The sky was sparingly blue but the clouds, rolling in on stripes of grey and darker grey, didn't seem in the least bit ominous. No, they were like a blanket, the kind you were smiling into when I kissed you, and they were kind enough to allow the sun to peek out and turn the cold morning suddenly hot, forcing me to take off my hoodie and tie it around my waist while Duncan sought relief by rolling in the wet grass until his hair was matted and dark. And then the rain started. Not a rain like last night, not loud and steady, but lazy and quiet, and each drop, illuminated by the sun, was pure gold. Duncan and I stood a long time at the edge of a cracked sidewalk that had been swallowed by a large puddle and watched the infrequent honeyed drops strike the surface, sending up golden ripples that barely shook the reflection of the sky above. The sidewalk, wet and silver, spread out before us and wound away in the distance and I felt like this day contained every possibility imaginable. Warm sun and golden rain all at once. It was like walking in a dream and I thought, "You are dreaming and perhaps in that dream you are walking a resplendent sterling sidewalk when up ahead you spot a golden dog and his friend, both smiling at you and waiting for you, and the music of the rain's patter in the quiet of the world is the sweetest sound you've heard."
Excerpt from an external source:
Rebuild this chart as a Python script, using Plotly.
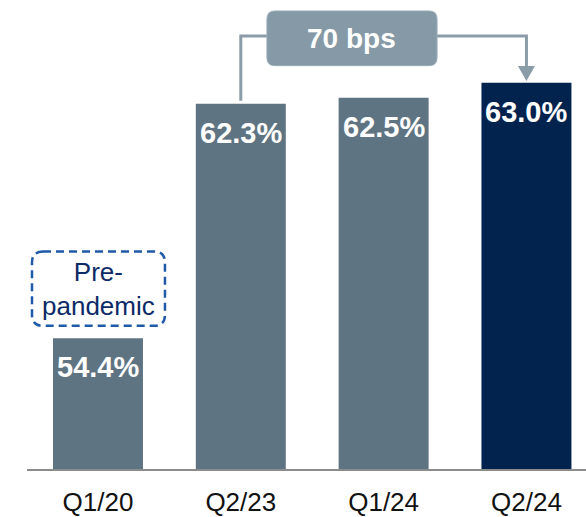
import plotly.graph_objects as go

# Data
quarters = ["Q1/20", "Q2/23", "Q1/24", "Q2/24"]
ratios = [54.4, 62.3, 62.5, 63.0]
bar_colors = ["#5F7482", "#5F7482", "#5F7482", "#03234F"]
change_label = "70 bps"
note_label = "Pre-<br>pandemic"

Y_MIN, Y_MAX = 50.0, 65.79
FONT = "Liberation Sans, Arial, sans-serif"
BRACKET = "#8A9CA8"

fig = go.Figure(
    go.Bar(
        x=quarters,
        y=ratios,
        marker=dict(color=bar_colors, line=dict(width=0)),
        width=0.63,
        textposition="none",
        hoverinfo="skip",
    )
)

# Value labels inside the top of each bar
for q, v in zip(quarters, ratios):
    fig.add_annotation(
        x=q, y=v, text=f"<b>{v:.1f}%</b>", showarrow=False,
        yanchor="middle", yshift=-29,
        font=dict(family=FONT, size=29, color="white"),
    )


def rounded_rect(x0, x1, y0, y1, rx, ry):
    return (
        f"M {x0 + rx},{y1} L {x1 - rx},{y1} Q {x1},{y1} {x1},{y1 - ry} "
        f"L {x1},{y0 + ry} Q {x1},{y0} {x1 - rx},{y0} "
        f"L {x0 + rx},{y0} Q {x0},{y0} {x0},{y0 + ry} "
        f"L {x0},{y1 - ry} Q {x0},{y1} {x0 + rx},{y1} Z"
    )


# Category positions on the x axis
xi = {q: i for i, q in enumerate(quarters)}
px_x = 1 / 142.8   # data units per pixel along x
px_y = 1 / 29.9    # data units per pixel along y

# Change bracket from Q2/23 to Q2/24
box_x0, box_x1 = 1.183, 2.374
box_y0, box_y1 = 63.58, 65.42
mid_y = 64.58
start = ratios[1] + 3 * px_y
end = ratios[3] + 2 * px_y
head_h = 15 * px_y
head_w = 8.5 * px_x
x_from, x_to = xi["Q2/23"], xi["Q2/24"]

fig.add_shape(type="path",
              path=f"M {box_x0},{mid_y} L {x_from},{mid_y} L {x_from},{start}",
              line=dict(color=BRACKET, width=3), layer="above")
fig.add_shape(type="path",
              path=f"M {box_x1},{mid_y} L {x_to},{mid_y} L {x_to},{end + head_h}",
              line=dict(color=BRACKET, width=3), layer="above")
fig.add_shape(type="path",
              path=(f"M {x_to - head_w},{end + head_h} L {x_to + head_w},{end + head_h} "
                    f"L {x_to},{end} Z"),
              fillcolor=BRACKET, line=dict(color=BRACKET, width=0), layer="above")
fig.add_shape(type="path",
              path=rounded_rect(box_x0, box_x1, box_y0, box_y1, 8 * px_x, 8 * px_y),
              fillcolor="#8599A6", line=dict(color="#9AABB6", width=1), layer="above")
fig.add_annotation(x=(box_x0 + box_x1) / 2, y=(box_y0 + box_y1) / 2,
                   text=f"<b>{change_label}</b>", showarrow=False,
                   font=dict(family=FONT, size=28, color="white"))

# Dashed note above the first bar
n_x0, n_x1 = -0.462, 0.469
n_y0, n_y1 = 54.82, 57.32
fig.add_shape(type="path",
              path=rounded_rect(n_x0, n_x1, n_y0, n_y1, 11 * px_x, 11 * px_y),
              fillcolor="rgba(0,0,0,0)",
              line=dict(color="#1E5AA8", width=2.5, dash="8px,5px"), layer="above")
fig.add_annotation(x=(n_x0 + n_x1) / 2, y=(n_y0 + n_y1) / 2,
                   text=note_label, showarrow=False,
                   font=dict(family=FONT, size=26, color="#0C2A66"))

fig.update_layout(
    width=586, height=517,
    margin=dict(l=27, r=0, t=0, b=45),
    paper_bgcolor="white", plot_bgcolor="white",
    showlegend=False,
    xaxis=dict(
        range=[-0.497, 3.417],
        showgrid=False, zeroline=False,
        showline=True, linecolor="#8C8C8C", linewidth=2,
        ticks="", tickfont=dict(family=FONT, size=26, color="#111111"),
        ticklabelstandoff=9,
        fixedrange=True,
    ),
    yaxis=dict(
        range=[Y_MIN, Y_MAX], visible=False, fixedrange=True,
    ),
)

fig.write_html("out.html")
I hope your dream was as lovely as this morning. I'm sure it was.


We have a long journey ahead of us, and there will be as many cracks and puddles as there will be glorious clear skies and sunny afternoons. And that's okay. I wouldn't have it any other way. The journey is where the magic happens.

2 comments:

Anonymous said...

You need to give my husband some writing lessons. This was so lovely.

Marie said...

This is absolutely beautiful. I have happy, happy tears. To find love like this is so incredible.